L’Europe avec un possessif pluriel
Il y a 25 ans, j’avais donné au centre de réflexion et de propositions que nous étions en train de créer le nom : « Notre Europe ». Je voudrais insister sur ce possessif pluriel : Notre. Sommes-nous capables de « penser l’Europe » comme vraiment nôtre ? De considérer le droit européen comme notre droit et non pas un droit sorti d’un chapeau, qui nous serait imposé d’en haut ? Savons-nous comprendre le droit européen et sa jurisprudence comme un droit qui nous lie, qui nous oblige ou le considérons-nous comme un droit dont chacun pourrait s’affranchir à sa guise ?
Si l’Europe est bien nôtre, elle ne peut pas être seulement celle voulue par la France ou celle qui convient à l’Allemagne ou à tout autre pays exclusivement. Elle ne doit pas davantage devenir celle de la Pologne ou de la Hongrie. L’Europe n’appartient pas non plus au seul Parlement européen, ni ne peut être confisquée par le Conseil européen. La Commission n’en est pas davantage propriétaire. Mais elle est bien plus qu’une gardienne des traités. Par ses initiatives, c’est d’abord à elle que revient l’immense tâche de penser notre Europe, avec un temps d’avance.

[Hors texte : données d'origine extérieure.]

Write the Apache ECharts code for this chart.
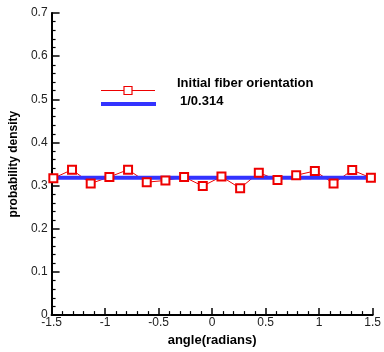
<!DOCTYPE html>
<html><head><meta charset="utf-8">
<script src="https://cdn.jsdelivr.net/npm/echarts@6/dist/echarts.min.js"></script>
<style>html,body{margin:0;padding:0;background:#fff}#c{width:384px;height:352px}</style>
</head><body><div id="c"></div>
<script>
var angles = [-1.4835, -1.3090, -1.1345, -0.9599, -0.7854, -0.6109, -0.4363, -0.2618, -0.0873, 0.0873, 0.2618, 0.4363, 0.6109, 0.7854, 0.9599, 1.1345, 1.3090, 1.4835];
var density = [0.317, 0.337, 0.305, 0.320, 0.337, 0.308, 0.312, 0.320, 0.299, 0.321, 0.294, 0.330, 0.313, 0.324, 0.334, 0.305, 0.336, 0.318];
var refX = [-1.5, 1.5];
var refY = [0.3183, 0.3183];
var seriesNames = ['Initial fiber orientation', '1/0.314'];
var xTicks = [-1.5, -1, -0.5, 0, 0.5, 1, 1.5];
var yTicks = [0, 0.1, 0.2, 0.3, 0.4, 0.5, 0.6, 0.7];

var chart = echarts.init(document.getElementById('c'));
var font = 'Liberation Sans, Arial, sans-serif';
var RED = '#ee0000', BLUE = '#3333ff';
var axisCommon = {
  axisLine: {show: true, onZero: false, lineStyle: {color: '#000', width: 2}},
  axisTick: {show: true, inside: true, length: 7, lineStyle: {color: '#000', width: 1.5}},
  minorTick: {show: true, splitNumber: 5, length: 4, lineStyle: {color: '#000', width: 1.2}},
  splitLine: {show: false}
};
chart.setOption({
  animation: false,
  grid: {left: 46, right: 7, top: 13, bottom: 33},
  xAxis: Object.assign({}, axisCommon, {
    type: 'value', min: xTicks[0], max: xTicks[xTicks.length - 1], interval: 0.5,
    name: 'angle(radians)', nameLocation: 'middle', nameGap: 12,
    nameTextStyle: {fontFamily: font, fontWeight: 'bold', fontSize: 13, color: '#000'},
    axisLabel: {fontFamily: font, fontSize: 12, color: '#222', margin: 2,
      formatter: function (v) { return String(+v.toFixed(2)); }}
  }),
  yAxis: Object.assign({}, axisCommon, {
    type: 'value', min: yTicks[0], max: yTicks[yTicks.length - 1], interval: 0.1,
    name: 'probability density', nameLocation: 'middle', nameGap: 26,
    nameTextStyle: {fontFamily: font, fontWeight: 'bold', fontSize: 12, color: '#000'},
    axisTick: {show: true, inside: true, length: 8, lineStyle: {color: '#000', width: 1.5}},
    axisLabel: {fontFamily: font, fontSize: 12, color: '#222', margin: 4,
      formatter: function (v) { return String(+v.toFixed(2)); }}
  }),
  series: [
    {name: seriesNames[0], type: 'line', data: angles.map(function (a, i) { return [a, density[i]]; }),
      symbol: 'emptyRect', symbolSize: 8, clip: false,
      lineStyle: {color: RED, width: 1}, itemStyle: {color: RED, borderColor: RED, borderWidth: 1.2}},
    {name: seriesNames[1], type: 'line', data: refX.map(function (a, i) { return [a, refY[i]]; }),
      symbol: 'none', lineStyle: {color: BLUE, width: 4}, z: 3}
  ],
  graphic: [
    {type: 'line', shape: {x1: 101, y1: 90.5, x2: 155, y2: 90.5}, style: {stroke: RED, lineWidth: 1}},
    {type: 'rect', shape: {x: 124, y: 86.5, width: 8, height: 8}, style: {fill: '#fff', stroke: RED, lineWidth: 1.2}},
    {type: 'text', left: 177, top: 77, style: {text: seriesNames[0], font: 'bold 13px ' + font, fill: '#000'}},
    {type: 'line', shape: {x1: 101, y1: 104, x2: 156, y2: 104}, style: {stroke: BLUE, lineWidth: 4}},
    {type: 'text', left: 180, top: 95, style: {text: seriesNames[1], font: 'bold 13px ' + font, fill: '#000'}}
  ]
});
</script></body></html>
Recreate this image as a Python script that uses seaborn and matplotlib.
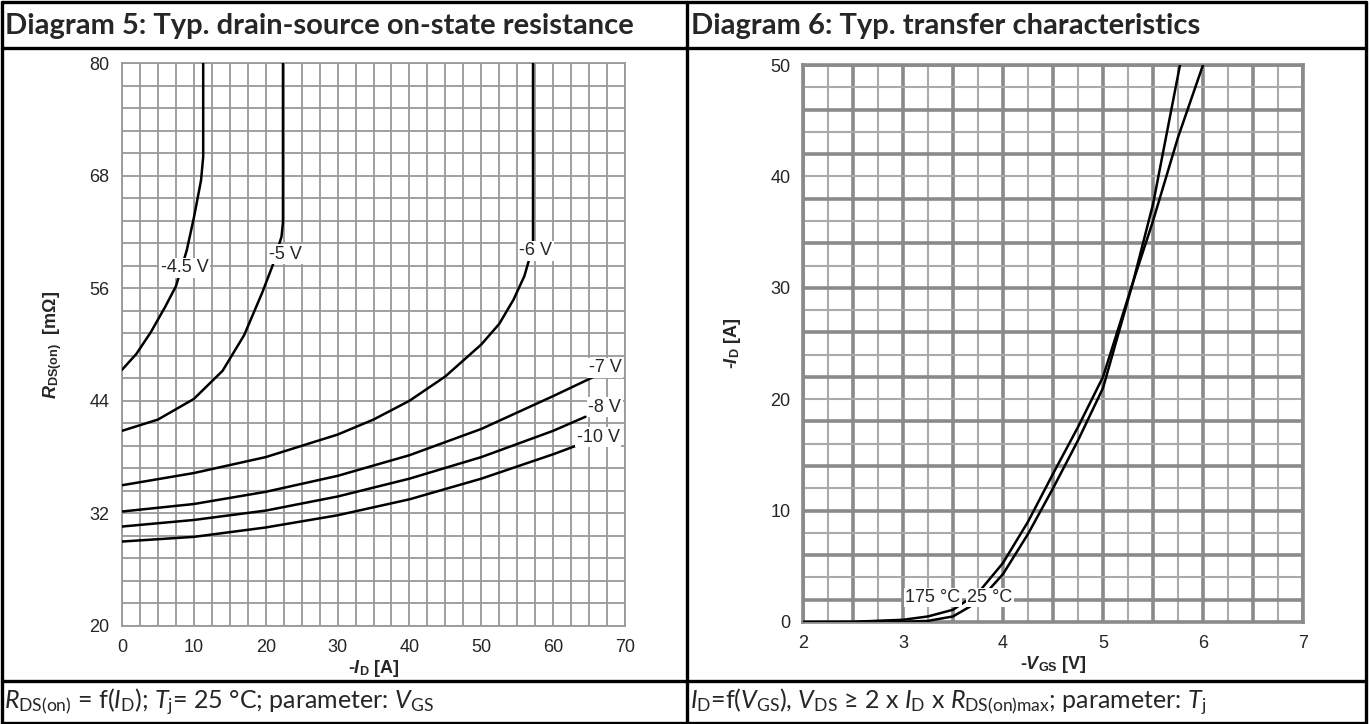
import numpy as np
import pandas as pd
import seaborn as sns
from matplotlib import pyplot as plt
from matplotlib.lines import Line2D

# Diagram 5: R_DS(on) vs -I_D, one curve per V_GS
id_45 = [0, 2, 4, 6, 7.5, 9, 10, 11, 11.3, 11.3]
r_45 = [47.3, 49.0, 51.3, 54.0, 56.2, 60.0, 63.5, 67.5, 70.0, 80.0]
id_5 = [0, 5, 10, 14, 17, 19.5, 21, 22.2, 22.4, 22.4]
r_5 = [40.8, 42.0, 44.2, 47.2, 51.0, 55.5, 58.5, 61.5, 63.0, 80.0]
id_6 = [0, 10, 20, 30, 35, 40, 45, 50, 52.5, 54.5, 56, 57.2, 57.2]
r_6 = [35.0, 36.3, 38.0, 40.4, 42.0, 44.0, 46.6, 50.0, 52.2, 54.8, 57.3, 60.5, 80.0]
id_7 = [0, 10, 20, 30, 40, 50, 60, 65.5]
r_7 = [32.2, 33.0, 34.3, 36.0, 38.2, 41.0, 44.5, 46.5]
id_8 = [0, 10, 20, 30, 40, 50, 60, 64.5]
r_8 = [30.6, 31.3, 32.3, 33.8, 35.7, 38.0, 40.8, 42.3]
id_10 = [0, 10, 20, 30, 40, 50, 60, 63.5]
r_10 = [29.0, 29.5, 30.5, 31.8, 33.5, 35.7, 38.3, 39.3]
vgs_labels = ['-4.5 V', '-5 V', '-6 V', '-7 V', '-8 V', '-10 V']
vgs_label_pos = [(8.7, 58.2), (22.8, 59.6), (57.6, 60.0), (67.2, 47.5), (67.2, 43.3), (66.3, 40.1)]

# Diagram 6: -I_D vs -V_GS, one curve per T_j
vgs_175 = [2.0, 2.5, 3.0, 3.25, 3.5, 3.75, 4.0, 4.25, 4.5, 4.75, 5.0, 5.3, 5.5, 5.75, 6.0]
id_175 = [0.0, 0.02, 0.2, 0.5, 1.1, 2.6, 5.3, 9.0, 13.3, 17.5, 22.0, 30.5, 36.0, 43.5, 50.0]
vgs_25 = [2.0, 2.5, 3.0, 3.25, 3.5, 3.75, 4.0, 4.25, 4.5, 4.75, 5.0, 5.3, 5.5, 5.77]
id_25 = [0.0, 0.0, 0.02, 0.1, 0.5, 1.8, 4.3, 7.9, 12.0, 16.3, 21.0, 30.5, 37.5, 50.0]
tj_labels = ['175 °C', '25 °C']
tj_label_pos = [(3.3, 2.2), (3.87, 2.2)]

sns.set_style('white')
plt.rcParams['font.family'] = ['Liberation Sans', 'DejaVu Sans']
plt.rcParams['mathtext.fontset'] = 'custom'
plt.rcParams['mathtext.rm'] = 'Lato'
plt.rcParams['mathtext.it'] = 'Lato:italic'
plt.rcParams['mathtext.bf'] = 'Liberation Sans:bold'
plt.rcParams['mathtext.bfit'] = 'Liberation Sans:italic:bold'

W, H = 1370, 724
fig = plt.figure(figsize=(W / 100, H / 100), dpi=100)


def fx(px):
    return px / W


def fy(py):
    return 1 - py / H


grid_c = '#999999'
tick_fs = 13
lab_fs = 13

# ---- left diagram
ax1 = fig.add_axes([fx(122), fy(626), fx(625) - fx(122), fy(63) - fy(626)])
curves = [(id_45, r_45), (id_5, r_5), (id_6, r_6), (id_7, r_7), (id_8, r_8), (id_10, r_10)]
for lab, (xs, ys) in zip(vgs_labels, curves):
    df = pd.DataFrame({'id': xs, 'r': ys})
    sns.lineplot(data=df, x='id', y='r', ax=ax1, color='black', lw=1.8,
                 sort=False, estimator=None, zorder=3)
for lab, (x, y) in zip(vgs_labels, vgs_label_pos):
    ax1.text(x, y, lab, fontsize=13, ha='center', va='center', zorder=4, clip_on=False,
             bbox=dict(facecolor='white', edgecolor='none', pad=1.0))
ax1.set_xlim(0, 70)
ax1.set_ylim(20, 80)
ax1.set_xticks(np.arange(0, 71, 10))
ax1.set_yticks(np.arange(20, 81, 12))
ax1.set_xticks(np.arange(0, 70.1, 2.5), minor=True)
ax1.set_yticks(np.arange(20, 80.1, 2.4), minor=True)
ax1.grid(which='both', color=grid_c, lw=1.3)
ax1.tick_params(which='major', length=7, width=1.2, color=grid_c, labelsize=tick_fs, pad=2)
ax1.tick_params(which='minor', length=0)
for s in ax1.spines.values():
    s.set_color(grid_c)
    s.set_linewidth(1.3)
ax1.set_xlabel(r'-$\mathbfit{I}_{\mathbf{D}}$ [A]', fontsize=lab_fs, fontweight='bold', labelpad=2)
ax1.set_ylabel(r'$\mathbfit{R}_{\mathbf{DS(on)}}$  [mΩ]', fontsize=lab_fs, fontweight='bold', labelpad=18)

# ---- right diagram
ax2 = fig.add_axes([fx(803), fy(622), fx(1303) - fx(803), fy(65) - fy(622)])
curves2 = [(vgs_175, id_175), (vgs_25, id_25)]
for lab, (xs, ys) in zip(tj_labels, curves2):
    df = pd.DataFrame({'vgs': xs, 'id': ys})
    sns.lineplot(data=df, x='vgs', y='id', ax=ax2, color='black', lw=1.8,
                 sort=False, estimator=None, zorder=3)
for lab, (x, y) in zip(tj_labels, tj_label_pos):
    ax2.text(x, y, lab, fontsize=13, ha='center', va='center', zorder=4,
             bbox=dict(facecolor='white', edgecolor='none', pad=1.0))
ax2.set_xlim(2, 7)
ax2.set_ylim(0, 50)
ax2.set_xticks(np.arange(2, 8, 1))
ax2.set_yticks(np.arange(0, 51, 10))
for i, v in enumerate(np.arange(2, 7.01, 0.25)):
    thick = i % 2 == 0
    ax2.axvline(v, color='#8a8a8a' if thick else '#aaaaaa', lw=2.6 if thick else 1.5, zorder=1)
for i, v in enumerate(np.arange(50, -0.01, -2)):
    thick = i % 2 == 0
    ax2.axhline(v, color='#8a8a8a' if thick else '#aaaaaa', lw=2.6 if thick else 1.5, zorder=1)
ax2.tick_params(length=7, width=1.5, color='#8a8a8a', labelsize=tick_fs, pad=2)
for s in ax2.spines.values():
    s.set_color('#8a8a8a')
    s.set_linewidth(2.6)
ax2.set_xlabel(r'-$\mathbfit{V}_{\mathbf{GS}}$ [V]', fontsize=lab_fs, fontweight='bold', labelpad=2)
ax2.set_ylabel(r'-$\mathbfit{I}_{\mathbf{D}}$ [A]', fontsize=lab_fs, fontweight='bold', labelpad=20)

# ---- table frame
lw_o = 2.4
frame = [
    ([fx(1.5), fx(1366)], [fy(1.5), fy(1.5)]),
    ([fx(1.5), fx(1366)], [fy(722.5), fy(722.5)]),
    ([fx(1.5), fx(1.5)], [fy(1.5), fy(722.5)]),
    ([fx(1366), fx(1366)], [fy(1.5), fy(722.5)]),
    ([fx(1.5), fx(1366)], [fy(48), fy(48)]),
    ([fx(1.5), fx(1366)], [fy(681), fy(681)]),
    ([fx(687), fx(687)], [fy(1.5), fy(722.5)]),
]
for xs, ys in frame:
    fig.add_artist(Line2D(xs, ys, color='black', lw=lw_o, transform=fig.transFigure))

fig.text(fx(5), fy(26), 'Diagram 5: Typ. drain-source on-state resistance', fontsize=21,
         fontweight='bold', family='Lato', va='center', ha='left')
fig.text(fx(691), fy(26), 'Diagram 6: Typ. transfer characteristics', fontsize=21,
         fontweight='bold', family='Lato', va='center', ha='left')
fig.text(fx(4), fy(702),
         r'$R_{\mathrm{DS(on)}}$ = f($I_{\mathrm{D}}$); $T_{\mathrm{j}}$= 25 °C; parameter: $V_{\mathrm{GS}}$',
         fontsize=18, family='Lato', va='center', ha='left')
fig.text(fx(690), fy(702),
         r'$I_{\mathrm{D}}$=f($V_{\mathrm{GS}}$), $V_{\mathrm{DS}}$ ≥ 2 x $I_{\mathrm{D}}$ x '
         r'$R_{\mathrm{DS(on)max}}$; parameter: $T_{\mathrm{j}}$',
         fontsize=18, family='Lato', va='center', ha='left')

fig.savefig('out.png', dpi=100)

Affirmer notre Europe - en soulignant le « notre » - signifie à la fois que l’Union nous appartient à tout un chacun mais aussi qu’elle est plurielle par essence. Qu’elle est à la fois un bien commun à préserver et une œuvre collective à poursuivre. Je me félicite que la présidence française du Conseil de l’Union ait choisi de mettre en avant la notion d’appartenance à l’Europe. C’est une appartenance à double-sens : l’Europe nous appartient autant que nous appartenons à l’Europe.

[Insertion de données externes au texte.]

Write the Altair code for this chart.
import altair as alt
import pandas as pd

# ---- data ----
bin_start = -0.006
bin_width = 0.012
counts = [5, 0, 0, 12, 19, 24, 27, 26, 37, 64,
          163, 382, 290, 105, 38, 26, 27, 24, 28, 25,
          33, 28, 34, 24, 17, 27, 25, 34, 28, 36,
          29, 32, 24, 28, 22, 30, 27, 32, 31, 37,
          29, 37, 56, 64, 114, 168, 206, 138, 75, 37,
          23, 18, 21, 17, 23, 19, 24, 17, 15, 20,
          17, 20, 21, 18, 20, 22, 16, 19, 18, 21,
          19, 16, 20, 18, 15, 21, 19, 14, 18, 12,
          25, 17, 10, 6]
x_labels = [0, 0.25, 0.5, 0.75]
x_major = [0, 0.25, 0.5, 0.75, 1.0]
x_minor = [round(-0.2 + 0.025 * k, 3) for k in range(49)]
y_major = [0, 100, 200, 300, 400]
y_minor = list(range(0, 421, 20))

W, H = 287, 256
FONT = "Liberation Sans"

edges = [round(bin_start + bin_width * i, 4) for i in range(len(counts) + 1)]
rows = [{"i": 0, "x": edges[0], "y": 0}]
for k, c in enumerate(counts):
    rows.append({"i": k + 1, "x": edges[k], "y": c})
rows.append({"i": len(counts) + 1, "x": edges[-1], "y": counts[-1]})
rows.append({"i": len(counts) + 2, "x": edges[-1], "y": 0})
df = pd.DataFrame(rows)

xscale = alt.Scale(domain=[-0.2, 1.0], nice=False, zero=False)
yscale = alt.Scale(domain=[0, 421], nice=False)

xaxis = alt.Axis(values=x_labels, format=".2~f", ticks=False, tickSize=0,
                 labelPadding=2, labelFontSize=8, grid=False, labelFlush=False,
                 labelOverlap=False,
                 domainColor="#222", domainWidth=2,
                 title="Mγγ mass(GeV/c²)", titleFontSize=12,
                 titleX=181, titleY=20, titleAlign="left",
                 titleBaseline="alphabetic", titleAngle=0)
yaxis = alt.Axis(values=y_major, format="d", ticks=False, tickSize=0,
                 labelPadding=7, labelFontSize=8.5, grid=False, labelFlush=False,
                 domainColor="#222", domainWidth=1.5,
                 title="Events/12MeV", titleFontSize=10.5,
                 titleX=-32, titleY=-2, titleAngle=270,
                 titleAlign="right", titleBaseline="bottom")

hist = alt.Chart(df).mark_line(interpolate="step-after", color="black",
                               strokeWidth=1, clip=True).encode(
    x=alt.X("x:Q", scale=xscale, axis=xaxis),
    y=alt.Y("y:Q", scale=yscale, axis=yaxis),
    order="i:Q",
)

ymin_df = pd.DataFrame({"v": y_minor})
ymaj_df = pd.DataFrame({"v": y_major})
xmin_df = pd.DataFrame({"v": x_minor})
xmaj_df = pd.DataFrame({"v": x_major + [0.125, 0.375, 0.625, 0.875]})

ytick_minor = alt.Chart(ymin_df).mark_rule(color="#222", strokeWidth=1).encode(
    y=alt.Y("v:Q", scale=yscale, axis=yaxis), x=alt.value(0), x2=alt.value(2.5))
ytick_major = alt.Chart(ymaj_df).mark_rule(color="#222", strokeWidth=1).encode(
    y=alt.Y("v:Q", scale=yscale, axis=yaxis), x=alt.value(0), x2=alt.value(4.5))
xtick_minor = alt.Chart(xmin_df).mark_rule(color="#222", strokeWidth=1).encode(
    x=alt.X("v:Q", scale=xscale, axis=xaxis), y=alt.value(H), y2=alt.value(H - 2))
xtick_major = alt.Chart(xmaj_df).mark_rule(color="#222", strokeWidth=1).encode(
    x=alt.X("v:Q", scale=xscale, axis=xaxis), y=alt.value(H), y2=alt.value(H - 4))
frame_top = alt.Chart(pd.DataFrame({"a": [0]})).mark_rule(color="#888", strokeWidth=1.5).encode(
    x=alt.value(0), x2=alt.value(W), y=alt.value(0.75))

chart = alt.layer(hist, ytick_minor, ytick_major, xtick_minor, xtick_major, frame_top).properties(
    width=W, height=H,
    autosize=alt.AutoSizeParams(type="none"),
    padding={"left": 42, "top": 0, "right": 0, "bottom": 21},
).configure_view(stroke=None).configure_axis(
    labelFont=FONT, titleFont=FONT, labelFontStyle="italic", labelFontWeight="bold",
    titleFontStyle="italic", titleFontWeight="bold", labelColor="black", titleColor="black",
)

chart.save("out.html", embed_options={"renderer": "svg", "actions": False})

Appartenir à l’Europe ne signifie pas non plus se détacher de son pays. Au contraire c’est lui être fidèle. Comme Albert Camus, « j’aime trop mon pays pour être nationaliste ». Le projet européen n’a jamais été l’ennemi des nations, qui ne peuvent s’épanouir isolément. Quel meilleur gage de rayonnement pour chacune d’elles que son engagement européen.